Storage Tips: The sooner you can eat corn after purchase, the sweeter it will be, as the sugar in corn begins converting into starch as soon as it’s picked. If you can’t eat your corn right away, refrigerate it (with the husks left on) in a plastic bag, and cook within 2 days.


Cucumbers are available in many varieties. Try them in different ways—diced or sliced, for varying amounts of crunch—or try using a vegetable peeler to make long, fancy-looking strips.

What You Get: While the cucumber isn’t known as a nutrition powerhouse, it does provide a small amount of fiber, minerals and vitamins—particularly vitamin C. Refreshment is perhaps the cucumber’s most important nutritional contribution: at 95 percent water content, a cup of cucumber slices is nearly as thirst-quenching as a glass of water. (There’s a reason we call someone “cool as a cucumber.”)

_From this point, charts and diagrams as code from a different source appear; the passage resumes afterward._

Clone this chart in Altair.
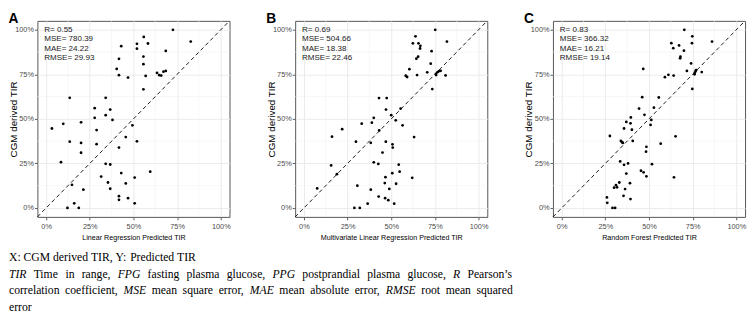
import altair as alt
import pandas as pd

# ---------------- data ----------------
A_pred = [72.6, 55.9, 82.8, 43.0, 52.0, 58.3, 52.0, 68.5, 41.7, 55.7,
          55.7, 40.4, 41.7, 46.9, 57.0, 63.5, 64.8, 65.9, 67.2, 68.5,
          55.7, 13.5, 34.1, 27.8, 36.7, 34.1, 27.8, 38.0, 3.3, 9.8,
          20.0, 28.9, 49.4, 13.5, 20.0, 28.9, 45.6, 52.0, 41.7, 20.0,
          8.5, 34.1, 36.7, 59.6, 43.0, 31.5, 50.7, 35.4, 45.6, 14.8,
          36.7, 21.3, 41.7, 41.7, 46.9, 50.7, 16.1, 12.2, 18.7]
A_obs = [100, 96.0, 93.4, 90.8, 92.1, 92.3, 89.4, 88.1, 83.7, 85.0,
         80.7, 78.0, 74.5, 73.2, 74.1, 75.8, 74.5, 74.3, 76.5, 76.9,
         66.6, 61.8, 61.8, 56.0, 55.2, 52.1, 50.6, 49.4, 44.6, 47.2,
         48.1, 43.7, 46.4, 37.2, 36.5, 35.8, 39.8, 37.4, 33.9, 31.0,
         25.7, 24.8, 24.4, 20.4, 19.6, 17.6, 17.1, 14.3, 13.8, 13.0,
         10.8, 10.3, 6.6, 4.6, 5.5, 2.6, 2.6, 0, 0]

B_pred = [75.2, 63.9, 81.9, 62.4, 65.6, 66.7, 66.5, 73.1, 65.4, 64.4,
          72.6, 60.4, 58.3, 59.1, 64.8, 70.6, 75.6, 76.5, 77.4, 78.3,
          75.7, 81.1, 73.5, 43.0, 47.4, 47.0, 55.4, 50.0, 52.6, 56.5,
          40.0, 38.9, 33.1, 21.9, 43.1, 16.1, 29.8, 38.3, 46.9, 63.1,
          50.7, 50.9, 45.0, 40.0, 42.6, 15.6, 54.3, 54.8, 18.9, 46.7,
          50.6, 62.0, 52.8, 46.3, 30.6, 7.6, 48.9, 38.3, 42.8, 46.5,
          48.3, 36.5, 51.7, 28.9, 32.0]
B_obs = [100, 96.3, 93.4, 92.4, 92.4, 91.0, 89.5, 88.0, 84.9, 83.8,
         81.0, 77.9, 74.2, 73.5, 74.6, 76.1, 75.3, 76.2, 76.8, 77.0,
         74.6, 74.4, 66.7, 61.7, 61.7, 55.2, 55.8, 52.1, 49.2, 46.4,
         50.6, 47.9, 47.3, 44.2, 43.5, 40.0, 37.2, 36.6, 37.2, 39.8,
         35.7, 33.9, 31.1, 25.6, 24.7, 23.9, 24.3, 20.4, 19.0, 17.3,
         19.5, 16.9, 13.6, 14.0, 12.5, 11.0, 10.7, 10.3, 6.4, 5.5,
         4.4, 2.4, 2.4, 0, 0]

C_pred = [70.2, 74.8, 86.1, 62.8, 74.6, 67.2, 63.9, 70.0, 68.0, 67.8,
          74.1, 46.7, 71.7, 76.7, 77.0, 76.3, 76.1, 80.2, 59.1, 61.1,
          64.1, 74.8, 46.1, 55.6, 44.3, 52.8, 39.6, 47.4, 51.3, 37.0,
          39.4, 50.9, 35.7, 40.2, 27.6, 65.2, 33.9, 34.6, 35.0, 40.7,
          56.7, 48.5, 48.3, 33.5, 38.0, 35.7, 51.7, 45.4, 46.9, 37.0,
          48.5, 64.3, 33.0, 39.1, 31.1, 31.7, 30.0, 36.3, 35.4, 39.4,
          25.9, 26.1, 29.1, 30.6]
C_obs = [100, 96.3, 93.4, 92.5, 92.5, 91.2, 89.7, 88.3, 84.9, 84.0,
         81.1, 78.0, 76.9, 76.9, 77.4, 76.0, 75.0, 76.3, 73.4, 74.7,
         74.3, 66.8, 62.2, 62.0, 55.8, 56.3, 50.8, 52.3, 49.4, 48.3,
         47.5, 46.6, 44.6, 43.9, 40.4, 40.2, 37.6, 36.9, 36.5, 37.6,
         36.1, 34.3, 31.6, 26.1, 25.0, 24.2, 24.6, 20.9, 20.0, 19.3,
         17.8, 17.2, 14.3, 13.9, 12.8, 11.6, 11.4, 10.6, 6.8, 5.0,
         5.9, 2.9, 0, 0]

letters = ["A", "B", "C"]
x_titles = ["Linear Regression Predicted TIR",
            "Multivariate Linear Regression Predicted TIR",
            "Random Forest Predicted TIR"]
y_title = "CGM derived TIR"
stats = [["R= 0.55", "MSE= 780.39", "MAE= 24.22", "RMSE= 29.93"],
         ["R= 0.69", "MSE= 504.66", "MAE= 18.38", "RMSE= 22.46"],
         ["R= 0.83", "MSE= 366.32", "MAE= 16.21", "RMSE= 19.14"]]
major_ticks = [0, 25, 50, 75, 100]
minor_ticks = [12.5, 37.5, 62.5, 87.5]
limits = [-5, 105]

caption_lines = [
    "X: CGM derived TIR, Y: Predicted TIR",
    "*TIR* Time in range, *FPG* fasting plasma glucose, *PPG* postprandial plasma glucose, *R* Pearson\u2019s",
    "correlation coefficient, *MSE* mean square error, *MAE* mean absolute error, *RMSE* root mean squared",
    "error",
]
caption_justify = [False, True, True, False]

# ---------------- layout constants ----------------
W, H = 196, 200
SANS = "Liberation Sans"
SERIF = "Liberation Serif"


def panel(letter, pred, obs, xtitle, stat_lines):
    df = pd.DataFrame({"pred": pred, "obs": obs})
    xs = alt.Scale(domain=limits, nice=False, zero=False)
    ys = alt.Scale(domain=limits, nice=False, zero=False)
    common = dict(values=major_ticks, labelExpr="datum.value + '%'", grid=True,
                  gridColor="#EBEBEB", gridWidth=1, domain=False, ticks=True,
                  tickColor="#333333", tickSize=3, tickWidth=0.8,
                  labelFont=SANS, labelFontSize=7.5, labelColor="#4D4D4D",
                  titleFont=SANS, titleFontWeight="normal",
                  titleColor="#000000")
    xaxis = alt.Axis(title=xtitle, titleFontSize=7.3, titlePadding=4,
                     labelPadding=3, **common)
    yaxis = alt.Axis(title=y_title, titleFontSize=10, titleX=-19.5, titleY=H / 2,
                     titleAlign="center", titleBaseline="bottom", titleAngle=270,
                     labelPadding=1, **common)

    minor = pd.DataFrame({"pred": minor_ticks, "obs": minor_ticks})
    vgrid = alt.Chart(minor).mark_rule(color="#F2F2F2", strokeWidth=0.6).encode(
        x=alt.X("pred:Q", scale=xs, axis=xaxis))
    hgrid = alt.Chart(minor).mark_rule(color="#F2F2F2", strokeWidth=0.6).encode(
        y=alt.Y("obs:Q", scale=ys, axis=yaxis))

    ident = pd.DataFrame({"pred": limits, "obs": limits})
    diag = alt.Chart(ident).mark_line(color="black", strokeWidth=0.9,
                                      strokeDash=[4, 3]).encode(
        x=alt.X("pred:Q", scale=xs, axis=xaxis),
        y=alt.Y("obs:Q", scale=ys, axis=yaxis))

    pts = alt.Chart(df).mark_circle(size=8, color="black", opacity=1).encode(
        x=alt.X("pred:Q", scale=xs, axis=xaxis),
        y=alt.Y("obs:Q", scale=ys, axis=yaxis))

    txt = alt.Chart(pd.DataFrame({"label": ["\n".join(stat_lines)]})).mark_text(
        align="left", baseline="middle", lineBreak="\n", lineHeight=9.5,
        font=SANS, fontSize=8.2, color="#1A1A1A").encode(
        x=alt.value(7), y=alt.value(9.5), text="label:N")

    return alt.layer(vgrid, hgrid, diag, pts, txt).properties(
        width=W, height=H,
        title=alt.TitleParams(text=letter, anchor="start", font=SANS, fontSize=14,
                              fontWeight="bold", color="black", offset=-7),
        view=alt.ViewBackground(stroke="#555555", strokeWidth=1, fill="white"))


panels = [panel(letters[0], A_pred, A_obs, x_titles[0], stats[0]),
          panel(letters[1], B_pred, B_obs, x_titles[1], stats[1]),
          panel(letters[2], C_pred, C_obs, x_titles[2], stats[2])]
top = alt.hconcat(*panels, spacing=34)

# ---------------- caption (Times metrics for word placement) ----------------
TR = {' ': 250, ',': 250, '.': 250, ':': 278, '\u2019': 333, "'": 180,
      'A': 722, 'B': 667, 'C': 667, 'D': 722, 'E': 611, 'F': 556, 'G': 722,
      'H': 722, 'I': 333, 'M': 889, 'P': 556, 'R': 667, 'S': 556, 'T': 611,
      'X': 722, 'Y': 722,
      'a': 444, 'b': 500, 'c': 444, 'd': 500, 'e': 444, 'f': 333, 'g': 500,
      'h': 500, 'i': 278, 'j': 278, 'k': 500, 'l': 278, 'm': 778, 'n': 500,
      'o': 500, 'p': 500, 'q': 500, 'r': 333, 's': 389, 't': 278, 'u': 500,
      'v': 500, 'w': 722, 'x': 500, 'y': 500, 'z': 444}
TI = {'A': 611, 'E': 611, 'F': 611, 'G': 722, 'I': 333, 'M': 833, 'P': 611,
      'R': 611, 'S': 500, 'T': 556}
CAP_FS = 11.9
CAP_TARGET = 514
CAP_X0 = -29            # caption origin sits under panel A's plot; shift to page edge
CAP_BASE = [19, 36, 53, 70]


def word_width(word, italic):
    tab = TI if italic else TR
    return sum(tab.get(ch, 500) for ch in word) / 1000 * CAP_FS


rows = []
for li, (line, just) in enumerate(zip(caption_lines, caption_justify)):
    toks = []
    for w in line.split(" "):
        it = w.startswith("*")
        toks.append((w.strip("*"), it))
    widths = [word_width(w, it) for w, it in toks]
    space = TR[' '] / 1000 * CAP_FS
    if just and len(toks) > 1:
        space = (CAP_TARGET - sum(widths)) / (len(toks) - 1)
    x = CAP_X0
    for (w, it), ww in zip(toks, widths):
        rows.append({"word": w, "px": x, "py": CAP_BASE[li], "italic": it})
        x += ww + space
cap_df = pd.DataFrame(rows)

cap_base = alt.Chart(cap_df).encode(
    x=alt.X("px:Q", scale=None, axis=None),
    y=alt.Y("py:Q", scale=None, axis=None),
    text="word:N")
cap_norm = cap_base.transform_filter("!datum.italic").mark_text(
    align="left", baseline="alphabetic", font=SERIF, fontSize=CAP_FS, color="black")
cap_ital = cap_base.transform_filter("datum.italic").mark_text(
    align="left", baseline="alphabetic", font=SERIF, fontSize=CAP_FS,
    fontStyle="italic", color="black")
caption = alt.layer(cap_norm, cap_ital).properties(
    width=690, height=73,
    view=alt.ViewBackground(strokeOpacity=0, fillOpacity=0))

chart = alt.vconcat(top, caption, spacing=0).properties(
    padding=0, background="white")

chart.save("out.html", embed_options={"renderer": "svg", "actions": False})
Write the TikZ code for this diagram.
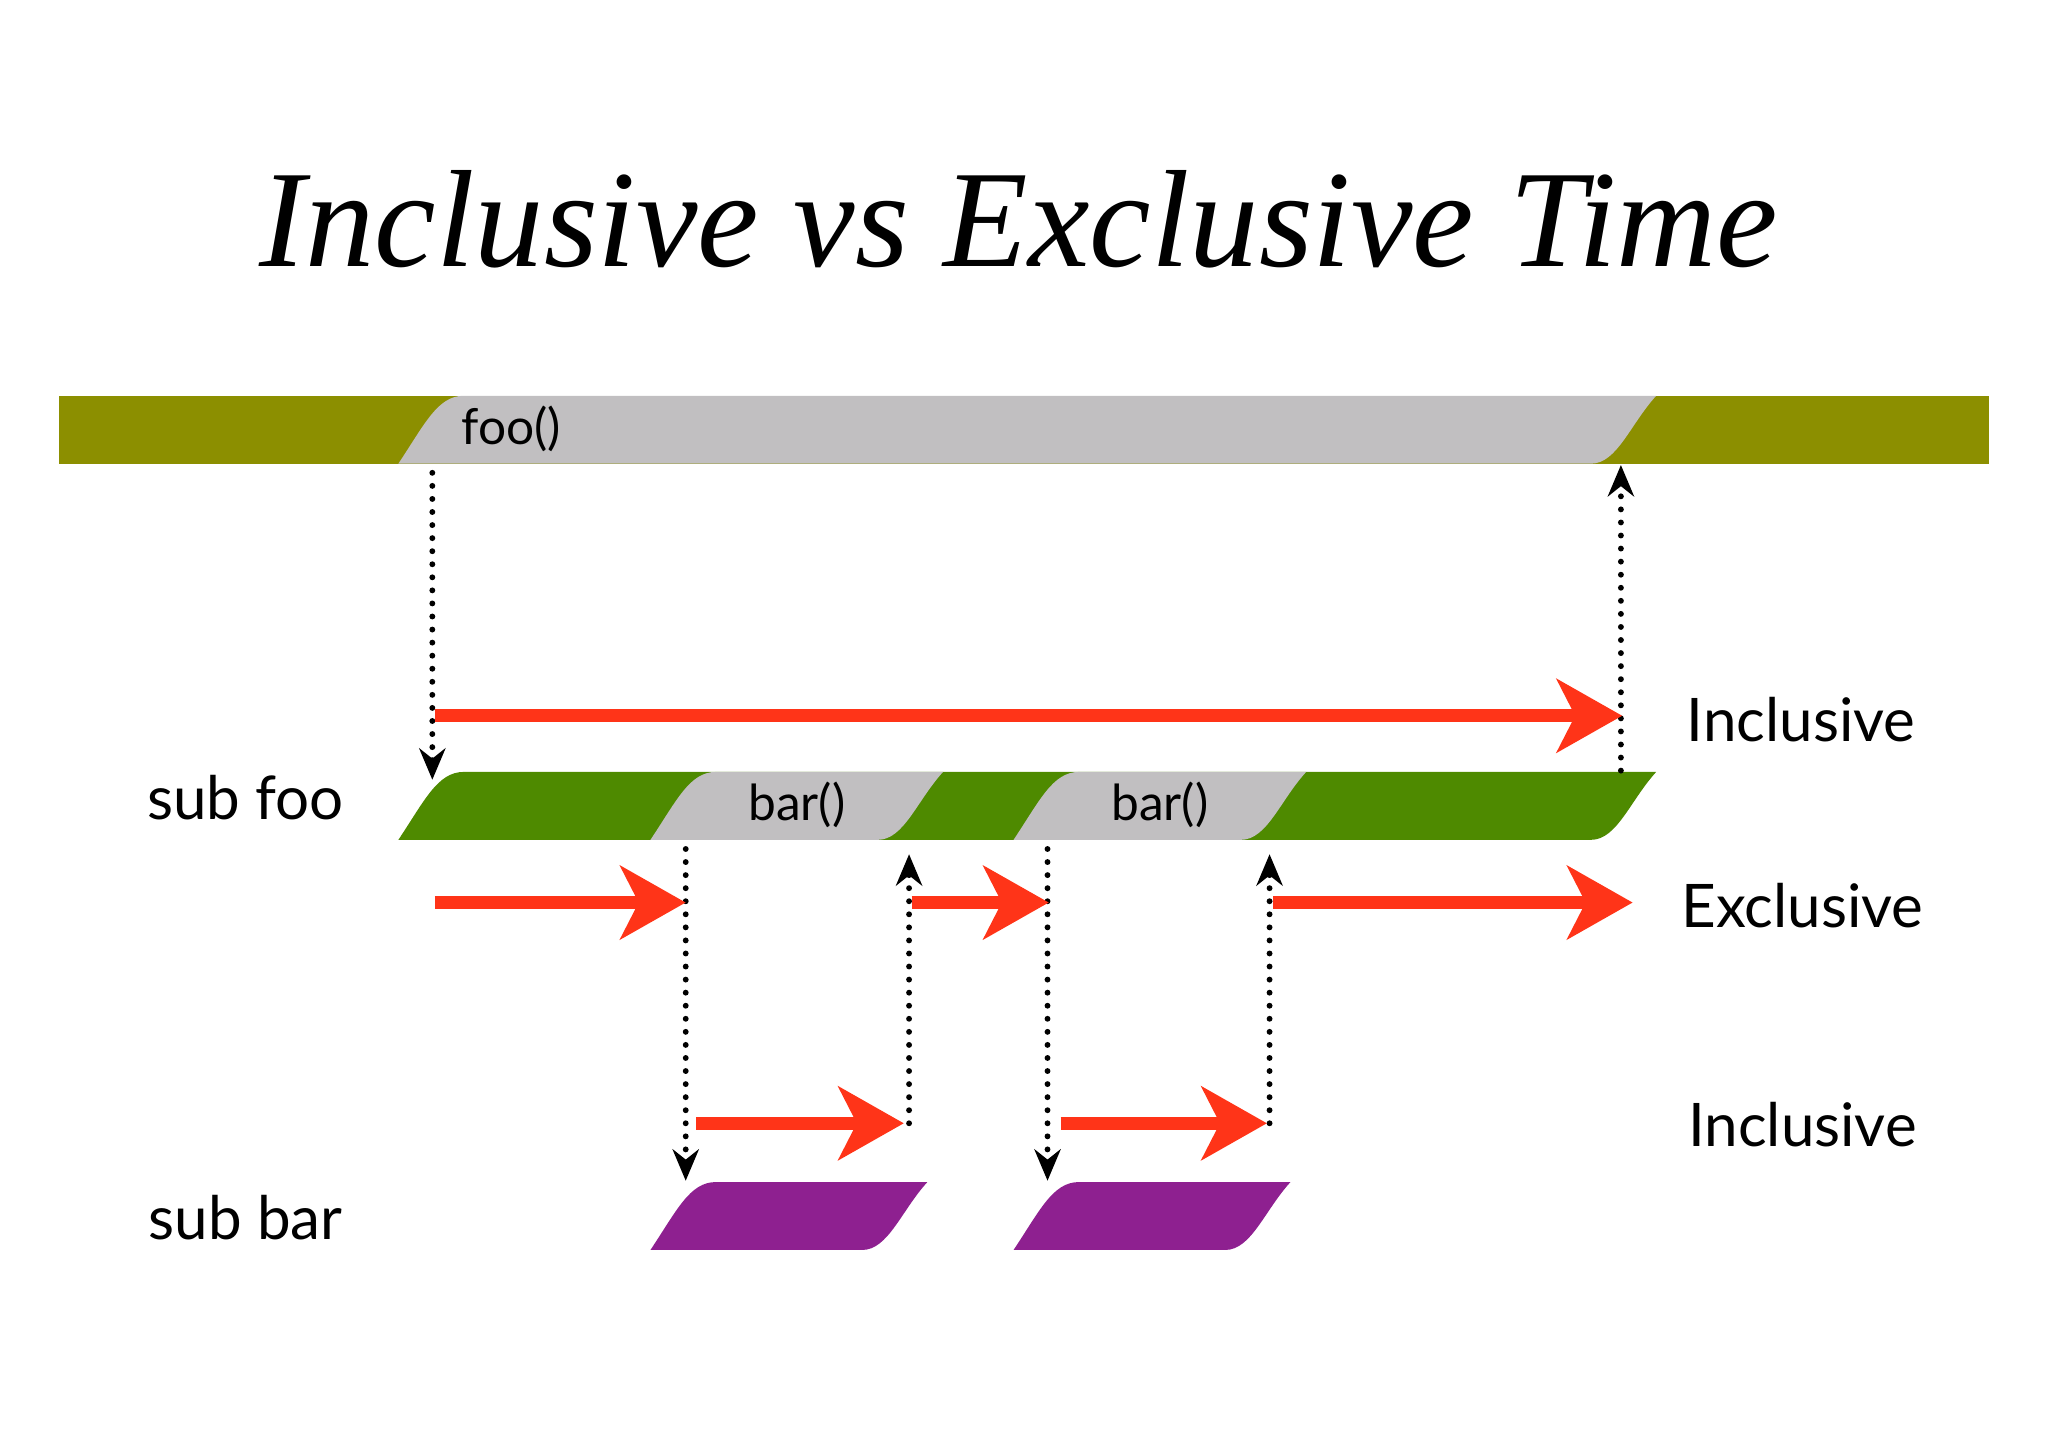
\documentclass[tikz,border=0pt]{standalone}
\usepackage{fontspec}
\setmainfont{Liberation Serif}
\newfontfamily\gill{Lato}
\usetikzlibrary{arrows.meta}
\definecolor{olivebar}{HTML}{8C8F00}
\definecolor{graybar}{HTML}{C1BFC1}
\definecolor{greenbar}{HTML}{4E8A00}
\definecolor{purplebar}{HTML}{8E2090}
\definecolor{redarr}{HTML}{FF3418}
\tikzset{
  lbl/.style={font=\gill\fontsize{46}{50}\selectfont, text=black},
  dotarrow/.style={line width=4.5pt, dash pattern=on 0pt off 10pt, line cap=round, -{Stealth[length=24,width=20]}},
  redarrow/.style={redarr, line width=10pt, -{Stealth[length=50,width=56,inset=14]}},
}
\newcommand{\slab}[5]{% xl, xr, bottom, color, name
  \fill[#4] (#1,#3) .. controls (#1+20,#3-30) and (#1+30,#3-52) .. (#1+50,#3-52)
    -- (#2,#3-52) .. controls (#2-20,#3-30) and (#2-30,#3) .. (#2-50,#3) -- cycle;
  \coordinate (#5) at ({(#1+#2)/2},#3-26);}
\begin{document}
\begin{tikzpicture}[x=1pt,y=-1pt]
\useasboundingbox (0,0) rectangle (1568,1109);
\node (title) at (780,168) {\fontsize{106}{110}\selectfont\itshape Inclusive vs Exclusive Time};
% top bar
\fill[olivebar] (45,303) rectangle (1523,355);
\slab{305}{1268}{355}{graybar}{foo}
\node[lbl, font=\gill\fontsize{38}{42}\selectfont, anchor=west] (foolbl) at (350,328) {foo()};
% sub foo bar
\slab{305}{1268}{643}{greenbar}{subfoo}
\slab{498}{722}{643}{graybar}{bara}
\slab{776}{1000}{643}{graybar}{barb}
\node[lbl, font=\gill\fontsize{38}{42}\selectfont] (baralbl) at (610,616) {bar()};
\node[lbl, font=\gill\fontsize{38}{42}\selectfont] (barblbl) at (888,616) {bar()};
% sub bar
\slab{498}{710}{957}{purplebar}{suba}
\slab{776}{988}{957}{purplebar}{subb}
% labels
\node[lbl] (subfoo) at (188,611) {sub foo};
\node[lbl] (subbar) at (188,932) {sub bar};
\node[lbl] (inc1) at (1379,551) {Inclusive};
\node[lbl] (exc) at (1380,693) {Exclusive};
\node[lbl] (inc2) at (1380,861) {Inclusive};
% coordinates
\coordinate (d1s) at (331,362); \coordinate (d1e) at (331,597);
\coordinate (u1s) at (1241,590); \coordinate (u1e) at (1241,356);
\coordinate (d2s) at (525,650); \coordinate (d2e) at (525,904);
\coordinate (u2s) at (696,860); \coordinate (u2e) at (696,654);
\coordinate (d3s) at (802,650); \coordinate (d3e) at (802,904);
\coordinate (u3s) at (972,860); \coordinate (u3e) at (972,654);
\draw[dotarrow] (d1s) -- (d1e);
\draw[dotarrow] (u1s) -- (u1e);
\draw[dotarrow] (d2s) -- (d2e);
\draw[dotarrow] (u2s) -- (u2e);
\draw[dotarrow] (d3s) -- (d3e);
\draw[dotarrow] (u3s) -- (u3e);
% red arrows
\coordinate (r1s) at (333,548); \coordinate (r1e) at (1242,548);
\coordinate (r2s) at (333,691); \coordinate (r2e) at (525,691);
\coordinate (r3s) at (698,691); \coordinate (r3e) at (803,691);
\coordinate (r4s) at (975,691); \coordinate (r4e) at (1250,691);
\coordinate (r5s) at (533,860); \coordinate (r5e) at (692,860);
\coordinate (r6s) at (812,860); \coordinate (r6e) at (970,860);
\foreach \a in {1,...,6} \draw[redarrow] (r\a s) -- (r\a e);
\end{tikzpicture}
\end{document}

Shopping Tips: Whichever variety you choose, be sure to select firm cucumbers that feel heavy for their size. Avoid those that have any yellow on them or have soft or wrinkled spots at the ends, a sign of improper storage.

Storage Tip: Store cucumbers in a ventilated plastic bag in the crisper of your refrigerator.


There’s nothing quite like a summer-ripe tomato with its heady, sweet smell and intoxicating, succulent flavor. Known as a “love-apple” in its early history, the summer tomato is worthy of the name. Bursting with nutrients, loaded with flavor—what’s not to love?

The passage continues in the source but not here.